La coraza de justicia
Estar “ceñidos… con la verdad” nos guarda en cuanto al hombre interior, en una armonía práctica con
Dios; pero una marcha en justicia y en piedad debe caracterizarnos delante de los
hombres (2 Corintios 8:21; Hechos 24:16).
Aquí no se trata de la perfecta e inmutable justicia que el creyente posee en Cristo y que le permite
mantenerse ante el Dios santo. Sólo una marcha en la santidad práctica y una buena conciencia
pueden servirnos de coraza contra Satanás.
¿Cuáles son las condiciones para tener una buena conciencia? Según la luz que le haya sido dada, el
cristiano ha juzgado y condenado todo su pasado ante Dios. No tolera en él ninguna clase de mal. Va
“ceñido… con la verdad” y se esfuerza, por la gracia de Dios, en mantener su vida diaria —lo visible y lo
invisible, sus hechos y su servicio— en armonía con la verdad aplicada a su corazón.

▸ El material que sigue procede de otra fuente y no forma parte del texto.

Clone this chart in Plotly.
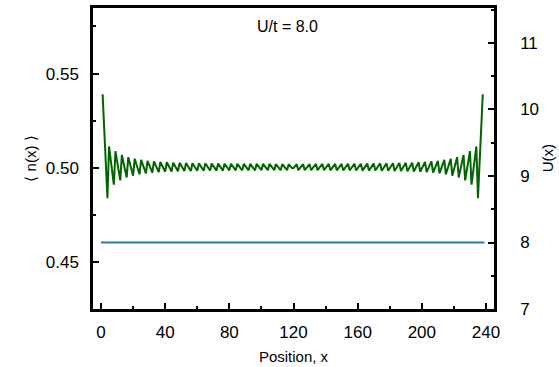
import plotly.graph_objects as go

# Lattice sites carrying the density profile (open chain)
density_sites = list(range(1, 239))
# Site-resolved density <n(x)>, Friedel-like oscillations near the open edges
density = [
    0.5390, 0.5206, 0.5022, 0.4838,
    0.5113, 0.5045, 0.4978, 0.4910,
    0.5088, 0.5036, 0.4985, 0.4933,
    0.5068, 0.5028, 0.4988, 0.4948,
    0.5056, 0.5023, 0.4991, 0.4958,
    0.5048, 0.5020, 0.4993, 0.4965,
    0.5042, 0.5018, 0.4994, 0.4970,
    0.5037, 0.5016, 0.4995, 0.4974,
    0.5034, 0.5015, 0.4996, 0.4977,
    0.5031, 0.5014, 0.4996, 0.4979,
    0.5029, 0.5013, 0.4996, 0.4980,
    0.5027, 0.5012, 0.4996, 0.4981,
    0.5026, 0.5011, 0.4997, 0.4982,
    0.5025, 0.5011, 0.4997, 0.4983,
    0.5024, 0.5011, 0.4997, 0.4984,
    0.5023, 0.5010, 0.4997, 0.4984,
    0.5023, 0.5010, 0.4998, 0.4985,
    0.5022, 0.5010, 0.4997, 0.4985,
    0.5022, 0.5010, 0.4997, 0.4985,
    0.5021, 0.5009, 0.4998, 0.4986,
    0.5021, 0.5009, 0.4998, 0.4986,
    0.5021, 0.5009, 0.4998, 0.4986,
    0.5020, 0.5009, 0.4997, 0.4986,
    0.5020, 0.5009, 0.4997, 0.4986,
    0.5020, 0.5009, 0.4998, 0.4987,
    0.5020, 0.5009, 0.4998, 0.4987,
    0.5020, 0.5009, 0.4998, 0.4987,
    0.5019, 0.5008, 0.4998, 0.4987,
    0.5019, 0.5008, 0.4998, 0.4987,
    0.5019, 0.5008, 0.4998,
    0.4998, 0.5008, 0.5019,
    0.4987, 0.4998, 0.5008, 0.5019,
    0.4987, 0.4998, 0.5008, 0.5019,
    0.4987, 0.4998, 0.5009, 0.5020,
    0.4987, 0.4998, 0.5009, 0.5020,
    0.4987, 0.4998, 0.5009, 0.5020,
    0.4986, 0.4997, 0.5009, 0.5020,
    0.4986, 0.4997, 0.5009, 0.5020,
    0.4986, 0.4998, 0.5009, 0.5021,
    0.4986, 0.4998, 0.5009, 0.5021,
    0.4986, 0.4998, 0.5009, 0.5021,
    0.4985, 0.4997, 0.5010, 0.5022,
    0.4985, 0.4997, 0.5010, 0.5022,
    0.4985, 0.4998, 0.5010, 0.5023,
    0.4984, 0.4997, 0.5010, 0.5023,
    0.4984, 0.4997, 0.5011, 0.5024,
    0.4983, 0.4997, 0.5011, 0.5025,
    0.4982, 0.4997, 0.5011, 0.5026,
    0.4981, 0.4996, 0.5012, 0.5027,
    0.4980, 0.4996, 0.5013, 0.5029,
    0.4979, 0.4996, 0.5014, 0.5031,
    0.4977, 0.4996, 0.5015, 0.5034,
    0.4974, 0.4995, 0.5016, 0.5037,
    0.4970, 0.4994, 0.5018, 0.5042,
    0.4965, 0.4993, 0.5020, 0.5048,
    0.4958, 0.4991, 0.5023, 0.5056,
    0.4948, 0.4988, 0.5028, 0.5068,
    0.4933, 0.4985, 0.5036, 0.5088,
    0.4910, 0.4978, 0.5045, 0.5113,
    0.4838, 0.5022, 0.5206, 0.5390,
]

# Uniform on-site interaction U(x)
potential_sites = list(range(0, 240))
potential = [8.0] * 240

x_ticks = [0, 40, 80, 120, 160, 200, 240]
n_ticks = [0.45, 0.50, 0.55]
u_ticks = [7, 8, 9, 10, 11]

FONT = "Arial, Liberation Sans, Helvetica, sans-serif"
GREEN = "#006400"
BLUE = "#2f7aa3"

fig = go.Figure()
fig.add_trace(go.Scatter(
    x=potential_sites, y=potential, mode="lines",
    line=dict(color=BLUE, width=2), yaxis="y2", showlegend=False,
))
fig.add_trace(go.Scatter(
    x=density_sites, y=density, mode="lines",
    line=dict(color=GREEN, width=2), showlegend=False,
))

axis_common = dict(
    showgrid=False, zeroline=False, showline=True, linecolor="black",
    linewidth=2.5, ticks="inside", ticklen=6, tickwidth=2, tickcolor="black",
    tickfont=dict(family=FONT, size=17, color="black"), automargin=False,
)

fig.update_layout(
    width=559, height=367,
    margin=dict(l=93, r=65, t=8, b=58),
    plot_bgcolor="white", paper_bgcolor="white",
    xaxis=dict(
        **axis_common, range=[-5, 245], tickvals=x_ticks, mirror=True,
        minor=dict(dtick=20, tick0=0, ticks="inside", ticklen=3, tickwidth=2,
                   tickcolor="black"),
        ticklabelstandoff=6,
        title=dict(text="Position, x", font=dict(family=FONT, size=15, color="black"),
                   standoff=11),
    ),
    yaxis=dict(
        **axis_common, range=[0.425, 0.5848], tickvals=n_ticks, tickformat=".2f",
        mirror=True,
        minor=dict(dtick=0.025, tick0=0.45, ticks="inside", ticklen=3, tickwidth=2,
                   tickcolor="black"),
        ticklabelstandoff=8,
        title=dict(text="\u27e8 n(x) \u27e9", font=dict(family=FONT, size=15, color="black"),
                   standoff=6),
    ),
    yaxis2=dict(
        **axis_common, range=[7, 11.526], tickvals=u_ticks, overlaying="y",
        side="right",
        minor=dict(dtick=0.5, tick0=7, ticks="inside", ticklen=3, tickwidth=2,
                   tickcolor="black"),
        ticklabelstandoff=20,
    ),
    annotations=[
        dict(
            text="U/t = 8.0", x=0.486, y=0.937, xref="paper", yref="paper",
            xanchor="center", yanchor="middle", showarrow=False,
            font=dict(family=FONT, size=16, color="black"),
        ),
        # right-axis title, placed beside the U(x) tick labels
        dict(
            text="U(x)", x=1.134, y=0.5, xref="paper", yref="paper",
            xanchor="center", yanchor="middle", textangle=-90, showarrow=False,
            borderpad=0, font=dict(family=FONT, size=15, color="black"),
        ),
    ],
)

fig.write_html("out.html")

La existencia de la
carne en nosotros no suscita en uno mismo una mala conciencia, ni interrumpe la comunión con Dios,
mientras no la dejemos obrar. Pero tan pronto como soy culpable de una injusticia y mi comportamiento
está en contradicción con la voluntad de Dios tal como la conozco, entonces todo vacila: el enemigo puede
reprocharme con razón mi falta, aun si queda escondida a los ojos de los hombres. Caí en la trampa
durante el combate, y mi comunión con Dios queda interrumpida, el Espíritu Santo es entristecido en
mí, y por eso he venido a ser un hombre sin poder ante el enemigo.
Permanecer en tal estado acarrea graves consecuencias. Una mala conciencia me hace cobarde y me
lleva a faltar de rectitud. Vivo en el temor que el mal aparezca con toda claridad y que esto redunde en
mi confusión pública. En tal estado, me entrego a cometer otras faltas. Me vuelvo incapaz de combatir,
como en otro tiempo le ocurriera a Israel ante Hai (Josué 7). Si continúo sirviendo y combatiendo
—quizás para tener pura fachada— esto sólo hará poner de manifiesto mi indiferencia en cuanto al pecado.
El creyente que acepta vivir sin la coraza de justicia no podrá poseer la más mínima parcela en los
lugares celestiales. Todo su crecimiento se ve interrumpido y su vida deshonra al Señor.
No obstante, gracias a Dios queda la posibilidad de revestir de nuevo esa pieza indispensable de la armadura:
“Si confesamos nuestros pecados, él es fiel y justo para perdonar nuestros pecados,
y limpiarnos de toda maldad” (1 Juan 1:9).